The shaking can be severe or mild depending on their level of anxiety. Reassuring your staffy by keeping them close to you and cuddling them can help to ease the anxiety.
On the contrary to fear and anxiety, your dog can shake out of excitement. Hearing somebody outside, seeing another dog or cat, having their food bowl filled are all occasions where excitement could get the better of your pup and manifest in shaking.
This is down to the anticipation and adrenaline release in their bodies as they get excited. Much like anxiety shakes, you can calm your dog by gently stroking them and distracting from the event that is causing such excitement.
Attention Seeking Ploy
Staffies are clever dogs and are good at recognizing behavioural patterns. A dog may shake or shiver when he knows that this behaviour is likely to garner a response from somebody. It can be to get attention or to remind you he needs to feed.
For example, if a pup has learned that shaking or shivering gets him attention or play time, they will start to shake anytime they feel bored or neglected. This can be a pain and could be difficult to stop. You can start by giving your dog the attention it wants throughout the day so it stops feeling the need to use its’ shaking trick for it.

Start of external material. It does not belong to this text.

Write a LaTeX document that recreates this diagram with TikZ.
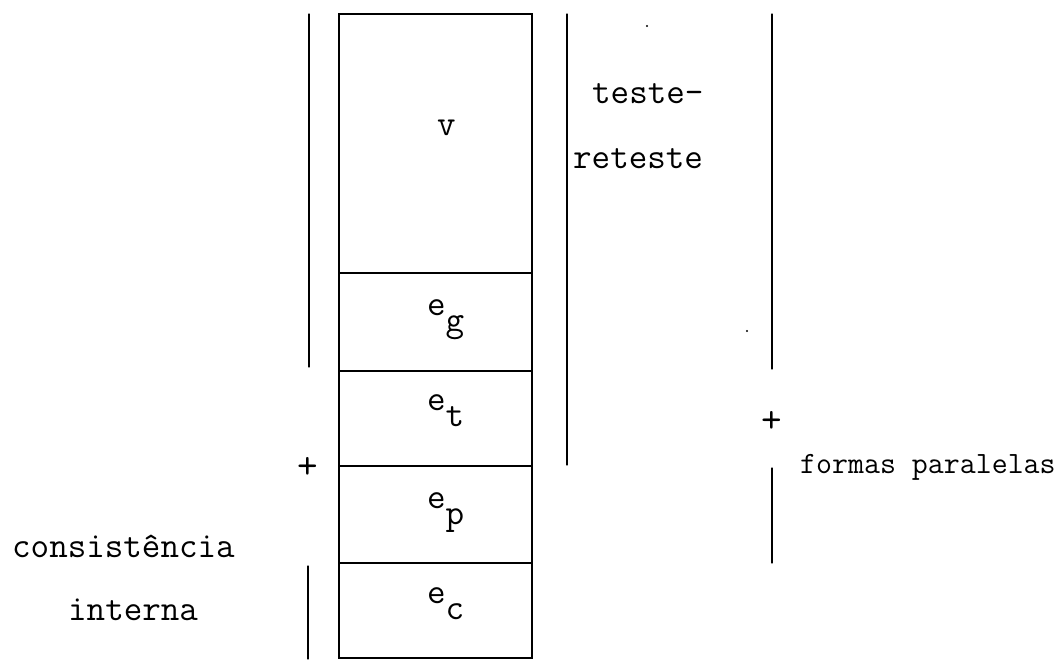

Check out the video below. This staffy does not like being out on the balcony and has learned that the owner will let him in if he makes himself shake:
Severe pain or illness can cause a staffy to shake. It is essential that you as the owner of the pup try to ascertain what the issue is so you can handle it or get help from someone who can. Sometimes the illness or the severe pain in the dog is going through can cause anxiety which can even causes more shaking or shivering.
Addison disease, kidney failure, white shaker syndrome (more common in small dogs) and inflammatory conditions are all potential causes of shaking or tremors.
When a medical problem is causing shaking and trembling, there will usually be other symptoms as well that you can look out for. Things like eating habits and general behaviour may change and indicate that your dog is unwell. If you notice your dog shaking for seemingly no other reason, have a look for other indications of a medical issue then contact your vet as soon as you can.
Some toxins can cause convulsion in animals. Ordinarily, the convulsions can be seen as just shaking and shivering but in actual fact it can be the coming of something much worse. If your dog is shaking and there is a possibility they may have ingested something toxic to dogs (chocolate, xylitol, alcohol etc.), it should be treated as an emergency and a vet visit is crucial.
Like their human owners, a dog suffering from fever can start shaking and shivering as the body attempts to raise the its internal temperature. If the temperature of your staffy is anywhere close to 106° F or around 41°C then it has fever and you should seek the help of a vet.
If you don’t have a thermometer to hand, other fever signs to look out for include:
- Nasal discharge and dry nose
- Swollen lymph nodes in the armpit or groin area
- Very hot paws and ears
- Swollen, red gums
A dietary deficiency in important nutrient requirements can lead to shaking and trembling or shivering.
To protect your pup from this, ensure your feeding your dog a well-rounded diet. You can also keep a closer eye on things by having blood tests performed to display any deficiencies.
Just like us humans, when they dogs get older they begin to experience tremors in their joints. This comes as a result of deterioration and weakness. The hips tend to be problem areas for staffies so tremors in the hind legs are quite common in older dogs.
What To Do With a Shaking Staffy?
If you’re staffy is shaking and there is not obvious reason for it to be cold, excited or and it isn’t an old dog with joint weakness, you should consult a vet as soon as you can.
Sometimes (hopefully), the shaking will be no cause for concern but it is always better to be cautious when a dog’s health may be at stake so don’t hang around; see your vet at the first available opportunity.